Do this » Set the data down again, exactly as it reads, but without the pictures.

━━━━━━━━━━━━━━━━

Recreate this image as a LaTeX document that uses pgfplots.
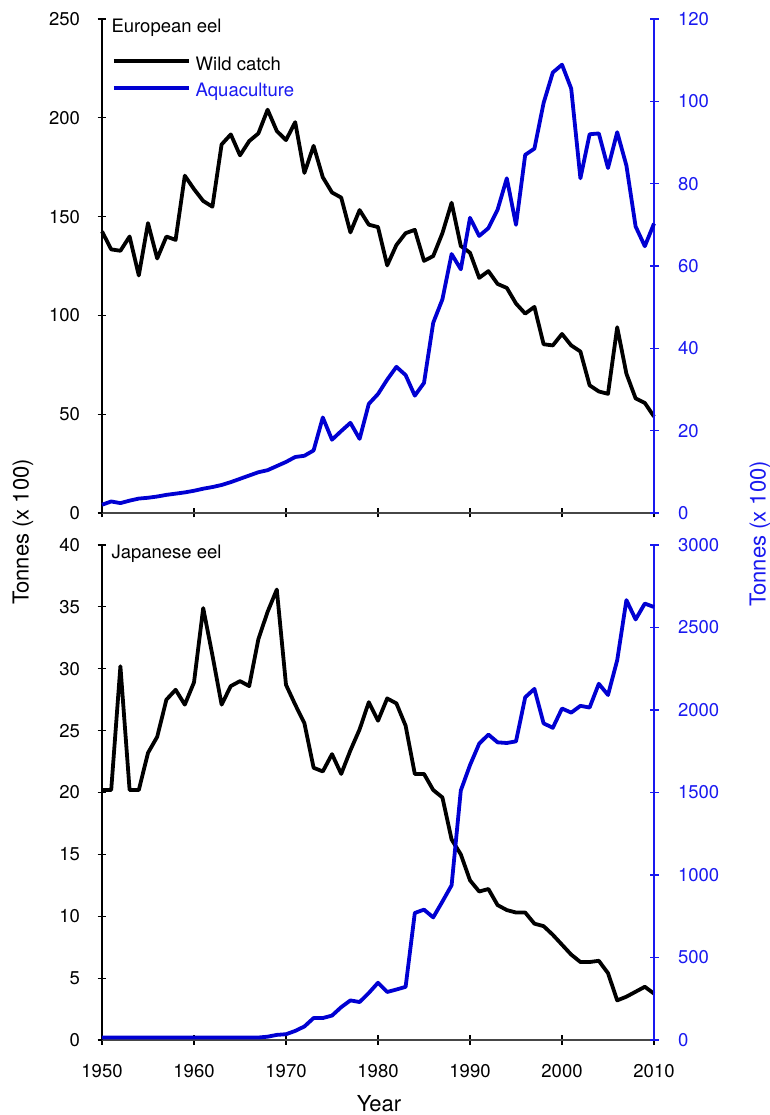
\documentclass[border=0pt]{standalone}
\usepackage{pgfplots}
\pgfplotsset{compat=1.18}
\usepackage{pgfplotstable}
\usepackage{fontspec}
\setmainfont{TeX Gyre Heros}
\definecolor{lineblue}{RGB}{0,0,210}
\definecolor{axisblue}{RGB}{25,25,240}
\definecolor{legblack}{RGB}{35,24,21}
\definecolor{axgray}{RGB}{70,70,70}

\pgfplotstableread{
year wild aqua
1950 142.5 2.0
1951 133.4 2.8
1952 132.7 2.4
1953 139.9 3.0
1954 120.2 3.5
1955 146.7 3.7
1956 128.8 4.0
1957 139.9 4.4
1958 138.2 4.7
1959 170.7 5.0
1960 163.9 5.4
1961 157.9 5.9
1962 155.0 6.3
1963 186.5 6.8
1964 191.6 7.5
1965 181.0 8.3
1966 188.2 9.1
1967 192.1 9.9
1968 204.1 10.4
1969 193.3 11.4
1970 188.7 12.4
1971 197.8 13.6
1972 172.1 13.9
1973 185.8 15.2
1974 169.9 23.2
1975 162.2 17.8
1976 159.6 19.9
1977 142.0 21.9
1978 153.3 18.0
1979 145.9 26.5
1980 144.7 28.9
1981 125.3 32.4
1982 135.6 35.5
1983 141.6 33.5
1984 143.3 28.5
1985 127.6 31.6
1986 130.0 46.2
1987 141.6 51.9
1988 157.0 62.9
1989 135.1 59.2
1990 131.7 71.7
1991 119.0 67.3
1992 122.4 69.2
1993 115.9 73.7
1994 113.9 81.3
1995 106.0 70.0
1996 100.9 87.0
1997 104.3 88.5
1998 85.4 99.6
1999 84.8 107.0
2000 90.6 108.9
2001 84.8 103.1
2002 81.7 81.3
2003 64.6 92.0
2004 61.5 92.2
2005 60.3 83.8
2006 94.0 92.5
2007 70.5 84.4
2008 58.0 69.6
2009 55.7 64.8
2010 48.8 70.3
}\european

\pgfplotstableread{
year wild aqua
1950 20.2 15
1951 20.2 15
1952 30.2 15
1953 20.2 15
1954 20.2 15
1955 23.2 15
1956 24.5 15
1957 27.5 15
1958 28.3 15
1959 27.1 15
1960 28.9 15
1961 34.9 15
1962 31.1 15
1963 27.1 15
1964 28.6 15
1965 29.0 15
1966 28.6 15
1967 32.4 15
1968 34.6 20
1969 36.4 31
1970 28.7 35
1971 27.1 55
1972 25.6 82
1973 22.0 133
1974 21.7 133
1975 23.1 148
1976 21.5 199
1977 23.4 240
1978 25.1 230
1979 27.3 285
1980 25.8 347
1981 27.6 291
1982 27.2 306
1983 25.4 322
1984 21.5 770
1985 21.5 790
1986 20.2 743
1987 19.6 839
1988 16.2 938
1989 15.0 1512
1990 12.9 1666
1991 12.0 1796
1992 12.2 1851
1993 10.9 1804
1994 10.5 1800
1995 10.3 1810
1996 10.3 2077
1997 9.4 2128
1998 9.2 1919
1999 8.5 1892
2000 7.7 2009
2001 6.9 1984
2002 6.3 2025
2003 6.3 2015
2004 6.4 2159
2005 5.4 2091
2006 3.2 2302
2007 3.5 2666
2008 3.9 2549
2009 4.3 2645
2010 3.75 2624
}\japanese

\pgfplotsset{
  base/.style={
    scale only axis, width=552pt,
    xmin=1950, xmax=2010,
    xtick={1950,1960,...,2010},
    tick align=outside, major tick length=9pt,
    every tick/.style={line width=1.1pt},
    axis line style={-, line width=1.2pt},
    tick label style={font=\fontsize{18.5}{21}\selectfont},
    /pgf/number format/assume math mode=true,
    /pgf/number format/1000 sep={},
    clip=false,
  },
  leftax/.style={base,
    axis x line=bottom, axis y line=left,
    x axis line style={-, draw=axgray},
    y axis line style={-, draw=black},
    xtick style={draw=black},
    ytick style={draw=black},
    yticklabel style={xshift=-14pt},
  },
  rightax/.style={base,
    axis x line=none, axis y line=right,
    y axis line style={-, draw=axisblue},
    ytick style={draw=axisblue},
    yticklabel style={text=axisblue, xshift=16pt},
  },
  wildline/.style={black, line width=3.8pt, line join=round},
  aqualine/.style={lineblue, line width=3.8pt, line join=round},
}

\begin{document}
\begin{tikzpicture}
\useasboundingbox (0pt,0pt) rectangle (769pt,1115pt);

% ---- top panel: European eel
\begin{axis}[leftax, at={(102pt,602pt)}, anchor=south west, height=494pt,
  ymin=0, ymax=250, ytick={0,50,...,250}, xticklabels={},
  legend style={draw=none, fill=none, at={(0.0176,0.924)}, anchor=north west,
    inner sep=0pt, column sep=5pt, row sep=9.2pt,
    nodes={inner sep=0pt, text height=13.5pt, text depth=4pt, font=\fontsize{18.5}{21}\selectfont}},
  legend cell align=left,
  legend image code/.code={\draw[#1] (0pt,4.3pt) -- (75pt,4.3pt);}]
\addplot[wildline] table[x=year, y=wild] {\european};
\addlegendentry{Wild catch}
\addlegendimage{lineblue, line width=3.8pt}
\addlegendentry{\textcolor{axisblue}{Aquaculture}}
\end{axis}
\begin{axis}[rightax, at={(102pt,602pt)}, anchor=south west, height=494pt,
  ymin=0, ymax=120, ytick={0,20,...,120}]
\addplot[aqualine] table[x=year, y=aqua] {\european};
\end{axis}

% ---- bottom panel: Japanese eel
\begin{axis}[leftax, at={(102pt,75pt)}, anchor=south west, height=495pt,
  ymin=0, ymax=40, ytick={0,5,...,40},
  xticklabel style={yshift=-16pt}]
\addplot[wildline] table[x=year, y=wild] {\japanese};
\end{axis}
\begin{axis}[rightax, at={(102pt,75pt)}, anchor=south west, height=495pt,
  ymin=0, ymax=3000, ytick={0,500,...,3000}]
\addplot[aqualine] table[x=year, y=aqua] {\japanese};
\end{axis}

% ---- texts
\node[anchor=base west, font=\fontsize{18.5}{21}\selectfont] at (108pt,1082pt) {European eel};
\node[anchor=base west, font=\fontsize{18.5}{21}\selectfont] at (108pt,556pt) {Japanese eel};
\node[rotate=90, font=\fontsize{22}{25}\selectfont] at (23pt,583pt) {Tonnes (x 100)};
\node[rotate=90, text=axisblue, font=\fontsize{22}{25}\selectfont] at (760pt,581pt) {Tonnes (x 100)};
\node[font=\fontsize{22}{25}\selectfont] at (379pt,11pt) {Year};
\end{tikzpicture}
\end{document}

━━━━━━━━━━━━━━━━

Task solution »
Recreate this image as a LaTeX document that uses pgfplots.
\documentclass[border=0pt]{standalone}
\usepackage{pgfplots}
\pgfplotsset{compat=1.18}
\usepackage{pgfplotstable}
\usepackage{fontspec}
\setmainfont{TeX Gyre Heros}
\definecolor{lineblue}{RGB}{0,0,210}
\definecolor{axisblue}{RGB}{25,25,240}
\definecolor{legblack}{RGB}{35,24,21}
\definecolor{axgray}{RGB}{70,70,70}

\pgfplotstableread{
year wild aqua
1950 142.5 2.0
1951 133.4 2.8
1952 132.7 2.4
1953 139.9 3.0
1954 120.2 3.5
1955 146.7 3.7
1956 128.8 4.0
1957 139.9 4.4
1958 138.2 4.7
1959 170.7 5.0
1960 163.9 5.4
1961 157.9 5.9
1962 155.0 6.3
1963 186.5 6.8
1964 191.6 7.5
1965 181.0 8.3
1966 188.2 9.1
1967 192.1 9.9
1968 204.1 10.4
1969 193.3 11.4
1970 188.7 12.4
1971 197.8 13.6
1972 172.1 13.9
1973 185.8 15.2
1974 169.9 23.2
1975 162.2 17.8
1976 159.6 19.9
1977 142.0 21.9
1978 153.3 18.0
1979 145.9 26.5
1980 144.7 28.9
1981 125.3 32.4
1982 135.6 35.5
1983 141.6 33.5
1984 143.3 28.5
1985 127.6 31.6
1986 130.0 46.2
1987 141.6 51.9
1988 157.0 62.9
1989 135.1 59.2
1990 131.7 71.7
1991 119.0 67.3
1992 122.4 69.2
1993 115.9 73.7
1994 113.9 81.3
1995 106.0 70.0
1996 100.9 87.0
1997 104.3 88.5
1998 85.4 99.6
1999 84.8 107.0
2000 90.6 108.9
2001 84.8 103.1
2002 81.7 81.3
2003 64.6 92.0
2004 61.5 92.2
2005 60.3 83.8
2006 94.0 92.5
2007 70.5 84.4
2008 58.0 69.6
2009 55.7 64.8
2010 48.8 70.3
}\european

\pgfplotstableread{
year wild aqua
1950 20.2 15
1951 20.2 15
1952 30.2 15
1953 20.2 15
1954 20.2 15
1955 23.2 15
1956 24.5 15
1957 27.5 15
1958 28.3 15
1959 27.1 15
1960 28.9 15
1961 34.9 15
1962 31.1 15
1963 27.1 15
1964 28.6 15
1965 29.0 15
1966 28.6 15
1967 32.4 15
1968 34.6 20
1969 36.4 31
1970 28.7 35
1971 27.1 55
1972 25.6 82
1973 22.0 133
1974 21.7 133
1975 23.1 148
1976 21.5 199
1977 23.4 240
1978 25.1 230
1979 27.3 285
1980 25.8 347
1981 27.6 291
1982 27.2 306
1983 25.4 322
1984 21.5 770
1985 21.5 790
1986 20.2 743
1987 19.6 839
1988 16.2 938
1989 15.0 1512
1990 12.9 1666
1991 12.0 1796
1992 12.2 1851
1993 10.9 1804
1994 10.5 1800
1995 10.3 1810
1996 10.3 2077
1997 9.4 2128
1998 9.2 1919
1999 8.5 1892
2000 7.7 2009
2001 6.9 1984
2002 6.3 2025
2003 6.3 2015
2004 6.4 2159
2005 5.4 2091
2006 3.2 2302
2007 3.5 2666
2008 3.9 2549
2009 4.3 2645
2010 3.75 2624
}\japanese

\pgfplotsset{
  base/.style={
    scale only axis, width=552pt,
    xmin=1950, xmax=2010,
    xtick={1950,1960,...,2010},
    tick align=outside, major tick length=9pt,
    every tick/.style={line width=1.1pt},
    axis line style={-, line width=1.2pt},
    tick label style={font=\fontsize{18.5}{21}\selectfont},
    /pgf/number format/assume math mode=true,
    /pgf/number format/1000 sep={},
    clip=false,
  },
  leftax/.style={base,
    axis x line=bottom, axis y line=left,
    x axis line style={-, draw=axgray},
    y axis line style={-, draw=black},
    xtick style={draw=black},
    ytick style={draw=black},
    yticklabel style={xshift=-14pt},
  },
  rightax/.style={base,
    axis x line=none, axis y line=right,
    y axis line style={-, draw=axisblue},
    ytick style={draw=axisblue},
    yticklabel style={text=axisblue, xshift=16pt},
  },
  wildline/.style={black, line width=3.8pt, line join=round},
  aqualine/.style={lineblue, line width=3.8pt, line join=round},
}

\begin{document}
\begin{tikzpicture}
\useasboundingbox (0pt,0pt) rectangle (769pt,1115pt);

% ---- top panel: European eel
\begin{axis}[leftax, at={(102pt,602pt)}, anchor=south west, height=494pt,
  ymin=0, ymax=250, ytick={0,50,...,250}, xticklabels={},
  legend style={draw=none, fill=none, at={(0.0176,0.924)}, anchor=north west,
    inner sep=0pt, column sep=5pt, row sep=9.2pt,
    nodes={inner sep=0pt, text height=13.5pt, text depth=4pt, font=\fontsize{18.5}{21}\selectfont}},
  legend cell align=left,
  legend image code/.code={\draw[#1] (0pt,4.3pt) -- (75pt,4.3pt);}]
\addplot[wildline] table[x=year, y=wild] {\european};
\addlegendentry{Wild catch}
\addlegendimage{lineblue, line width=3.8pt}
\addlegendentry{\textcolor{axisblue}{Aquaculture}}
\end{axis}
\begin{axis}[rightax, at={(102pt,602pt)}, anchor=south west, height=494pt,
  ymin=0, ymax=120, ytick={0,20,...,120}]
\addplot[aqualine] table[x=year, y=aqua] {\european};
\end{axis}

% ---- bottom panel: Japanese eel
\begin{axis}[leftax, at={(102pt,75pt)}, anchor=south west, height=495pt,
  ymin=0, ymax=40, ytick={0,5,...,40},
  xticklabel style={yshift=-16pt}]
\addplot[wildline] table[x=year, y=wild] {\japanese};
\end{axis}
\begin{axis}[rightax, at={(102pt,75pt)}, anchor=south west, height=495pt,
  ymin=0, ymax=3000, ytick={0,500,...,3000}]
\addplot[aqualine] table[x=year, y=aqua] {\japanese};
\end{axis}

% ---- texts
\node[anchor=base west, font=\fontsize{18.5}{21}\selectfont] at (108pt,1082pt) {European eel};
\node[anchor=base west, font=\fontsize{18.5}{21}\selectfont] at (108pt,556pt) {Japanese eel};
\node[rotate=90, font=\fontsize{22}{25}\selectfont] at (23pt,583pt) {Tonnes (x 100)};
\node[rotate=90, text=axisblue, font=\fontsize{22}{25}\selectfont] at (760pt,581pt) {Tonnes (x 100)};
\node[font=\fontsize{22}{25}\selectfont] at (379pt,11pt) {Year};
\end{tikzpicture}
\end{document}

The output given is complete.